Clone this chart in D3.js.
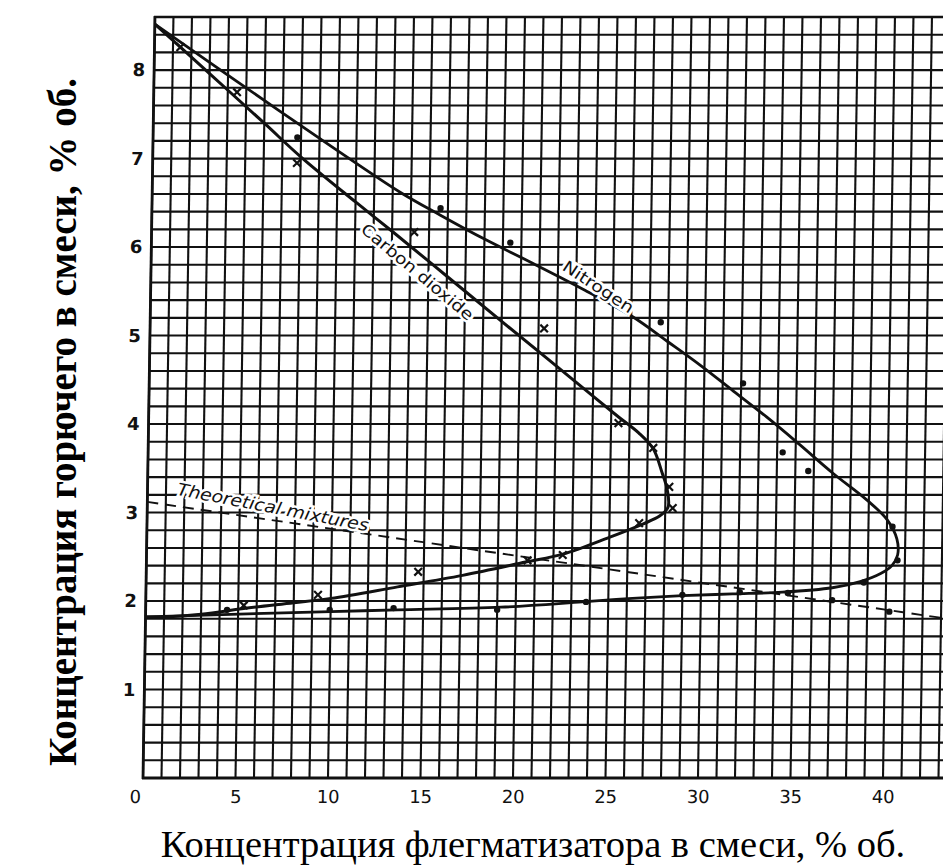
<!DOCTYPE html>
<html>
<head>
<meta charset="utf-8">
<script src="https://cdn.jsdelivr.net/npm/d3@7"></script>
<style>
  body { margin: 0; background: #fff; }
  svg { display: block; }
</style>
</head>
<body>
<svg id="chart" width="943" height="866"></svg>
<script>
// Axis ticks
const xTickValues = [0, 5, 10, 15, 20, 25, 30, 35, 40];
const yTickValues = [1, 2, 3, 4, 5, 6, 7, 8];

// Flammability boundary with carbon dioxide (upper branch then lower branch)
const co2CurveX = [0, 3.0, 6.0, 8.0, 11.0, 13.05, 16.0, 19.0, 21.5, 23.5, 25.4, 26.5, 27.3, 27.8, 28.1, 28.15, 27.7, 26.8, 25.0, 22.5, 20.5, 17.1, 13.6, 10.0, 8.0, 5.5, 3.0, 1.0, 0];
const co2CurveY = [8.52, 7.96, 7.40, 7.02, 6.51, 6.17, 5.67, 5.16, 4.74, 4.40, 4.08, 3.90, 3.72, 3.45, 3.25, 3.06, 2.96, 2.87, 2.72, 2.53, 2.44, 2.29, 2.16, 2.03, 1.98, 1.92, 1.85, 1.82, 1.82];

// Flammability boundary with nitrogen
const n2CurveX = [0, 4.5, 9.7, 13.4, 15.6, 18.0, 20.6, 23.5, 26.1, 28.0, 29.8, 31.6, 33.4, 35.2, 37.0, 38.9, 40.0, 40.55, 40.6, 40.3, 39.7, 38.6, 37.1, 34.4, 31.7, 29.0, 26.3, 23.6, 19.2, 13.6, 10.0, 4.6, 0];
const n2CurveY = [8.52, 7.87, 7.13, 6.62, 6.36, 6.09, 5.82, 5.51, 5.21, 4.93, 4.66, 4.37, 4.08, 3.77, 3.45, 3.14, 2.92, 2.70, 2.52, 2.40, 2.31, 2.22, 2.15, 2.10, 2.08, 2.06, 2.03, 1.99, 1.93, 1.90, 1.88, 1.85, 1.82];

// Measured points
const co2PointX = [1.4, 4.5, 7.8, 14.2, 21.3, 25.4, 27.3, 28.2, 28.4, 26.6, 22.5, 20.6, 14.7, 9.3, 5.3];
const co2PointY = [8.26, 7.75, 6.95, 6.17, 5.08, 4.01, 3.73, 3.29, 3.05, 2.88, 2.52, 2.46, 2.33, 2.07, 1.95];
const n2PointX = [7.8, 15.6, 19.4, 27.6, 32.1, 34.3, 35.7, 40.3, 40.6, 38.8, 34.7, 32.1, 29.0, 23.8, 19.0, 13.4, 9.95, 4.4, 37.1, 40.2];
const n2PointY = [7.24, 6.44, 6.05, 5.15, 4.46, 3.68, 3.47, 2.84, 2.46, 2.21, 2.09, 2.10, 2.07, 1.99, 1.90, 1.92, 1.90, 1.90, 2.01, 1.88];

// Stoichiometric (theoretical) mixtures line
const theoryX = [0, 44];
const theoryY = [3.12, 1.78];

const svg = d3.select("#chart");
const ink = "#111";

const x = d3.scaleLinear().domain([0, 43.2]).range([143, 942.2]);
const y = d3.scaleLinear().domain([0, 8.6]).range([778, 17]);

// Graph-paper sheet, slightly sheared as on the printed page
const plot = svg.append("g")
  .attr("transform", `translate(0,${y(0)}) skewX(-0.9) translate(0,${-y(0)})`);

// Grid: 1 unit across, 0.2 unit up
const grid = plot.append("g").attr("stroke", ink).attr("stroke-width", 2.1);
grid.selectAll("line.v").data(d3.range(0, 46)).join("line")
  .attr("class", "v")
  .attr("x1", d => x(d)).attr("x2", d => x(d))
  .attr("y1", y(0)).attr("y2", y(8.6));
grid.selectAll("line.h").data(d3.range(0, 44).map(i => +(i * 0.2).toFixed(1))).join("line")
  .attr("class", "h")
  .attr("x1", x(0)).attr("x2", x(46))
  .attr("y1", d => y(d)).attr("y2", d => y(d));

// Frame edges
plot.append("line").attr("x1", x(0)).attr("x2", x(0)).attr("y1", y(0) + 1).attr("y2", y(8.6) - 1)
  .attr("stroke", ink).attr("stroke-width", 2.8);
plot.append("line").attr("x1", x(0) - 1).attr("x2", x(46)).attr("y1", y(0)).attr("y2", y(0))
  .attr("stroke", ink).attr("stroke-width", 2.8);
plot.append("line").attr("x1", x(0) - 1).attr("x2", x(46)).attr("y1", y(8.6)).attr("y2", y(8.6))
  .attr("stroke", ink).attr("stroke-width", 2.6);

// Axes (labels only; the grid already carries the ticks)
const xAxis = plot.append("g")
  .attr("transform", `translate(0,${y(0)})`)
  .call(d3.axisBottom(x).tickValues(xTickValues).tickSize(0).tickPadding(12).tickFormat(d3.format("d")));
xAxis.select(".domain").remove();
xAxis.selectAll("text")
  .attr("font-family", "'DejaVu Sans', sans-serif").attr("font-size", 18).attr("fill", ink)
  .attr("dx", d => d === 0 ? -8 : 0);

const yAxis = plot.append("g")
  .attr("transform", `translate(${x(0)},0)`)
  .call(d3.axisLeft(y).tickValues(yTickValues).tickSize(0).tickPadding(9).tickFormat(d3.format("d")));
yAxis.select(".domain").remove();
yAxis.selectAll("text")
  .attr("font-family", "'DejaVu Sans', sans-serif").attr("font-size", 18).attr("font-weight", "bold").attr("fill", ink);

// Theoretical mixtures (dashed)
const line = d3.line().x(d => x(d[0])).y(d => y(d[1]));
plot.append("path")
  .datum(d3.zip(theoryX, theoryY))
  .attr("d", line)
  .attr("fill", "none").attr("stroke", ink).attr("stroke-width", 1.9)
  .attr("stroke-dasharray", "11,7");

// Boundary curves
const smooth = d3.line().x(d => x(d[0])).y(d => y(d[1])).curve(d3.curveCatmullRom.alpha(0.5));
plot.append("path")
  .datum(d3.zip(co2CurveX, co2CurveY))
  .attr("d", smooth)
  .attr("fill", "none").attr("stroke", ink).attr("stroke-width", 3).attr("stroke-linejoin", "round");
plot.append("path")
  .datum(d3.zip(n2CurveX, n2CurveY))
  .attr("d", smooth)
  .attr("fill", "none").attr("stroke", ink).attr("stroke-width", 2.8).attr("stroke-linejoin", "round");

// Measured points
plot.append("g").selectAll("path").data(d3.zip(co2PointX, co2PointY)).join("path")
  .attr("transform", d => `translate(${x(d[0])},${y(d[1])})`)
  .attr("d", d3.symbol(d3.symbolTimes, 40))
  .attr("fill", "none").attr("stroke", ink).attr("stroke-width", 2.2);
plot.append("g").selectAll("path").data(d3.zip(n2PointX, n2PointY)).join("path")
  .attr("transform", d => `translate(${x(d[0])},${y(d[1])})`)
  .attr("d", d3.symbol(d3.symbolCircle, 32))
  .attr("fill", ink);

// Curve labels
function curveLabel(text, cx, cy, angle, size, length, italic) {
  plot.append("text")
    .attr("transform", `translate(${x(cx)},${y(cy)}) rotate(${angle})`)
    .attr("text-anchor", "middle").attr("dy", "0.35em")
    .attr("font-family", "'DejaVu Sans', sans-serif").attr("font-size", size)
    .attr("font-style", italic ? "italic" : "normal")
    .attr("textLength", length).attr("lengthAdjust", "spacingAndGlyphs")
    .attr("fill", ink)
    .attr("stroke", "#fff").attr("stroke-width", 5).attr("paint-order", "stroke")
    .text(text);
}
curveLabel("Carbon dioxide", 14.4, 5.72, 39.5, 16, 142, false);
curveLabel("Nitrogen", 24.2, 5.55, 33, 16, 82, false);
curveLabel("Theoretical mixtures", 6.8, 3.06, 10.8, 17, 195, true);

// Axis titles
svg.append("text")
  .attr("x", 533).attr("y", 857)
  .attr("text-anchor", "middle")
  .attr("font-family", "'Liberation Serif', 'Times New Roman', serif").attr("font-size", 38.5)
  .attr("fill", "#000")
  .text("Концентрация флегматизатора в смеси, % об.");
svg.append("text")
  .attr("transform", "translate(76,422) rotate(-90)")
  .attr("text-anchor", "middle")
  .attr("font-family", "'Liberation Serif', 'Times New Roman', serif").attr("font-size", 39)
  .attr("font-weight", "bold").attr("fill", "#000")
  .text("Концентрация горючего в смеси, % об.");
</script>
</body>
</html>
☆ ☆ ☆
WHAT IS ASKED | Copy nothing but the lines from the top of the material through the line holding "const yTickValues = [1, 2, 3, 4, 5, 6, 7, 8];", exactly as written; omit pictures.

WRITTEN ANSWER |
Clone this chart in D3.js.
<!DOCTYPE html>
<html>
<head>
<meta charset="utf-8">
<script src="https://cdn.jsdelivr.net/npm/d3@7"></script>
<style>
  body { margin: 0; background: #fff; }
  svg { display: block; }
</style>
</head>
<body>
<svg id="chart" width="943" height="866"></svg>
<script>
// Axis ticks
const xTickValues = [0, 5, 10, 15, 20, 25, 30, 35, 40];
const yTickValues = [1, 2, 3, 4, 5, 6, 7, 8];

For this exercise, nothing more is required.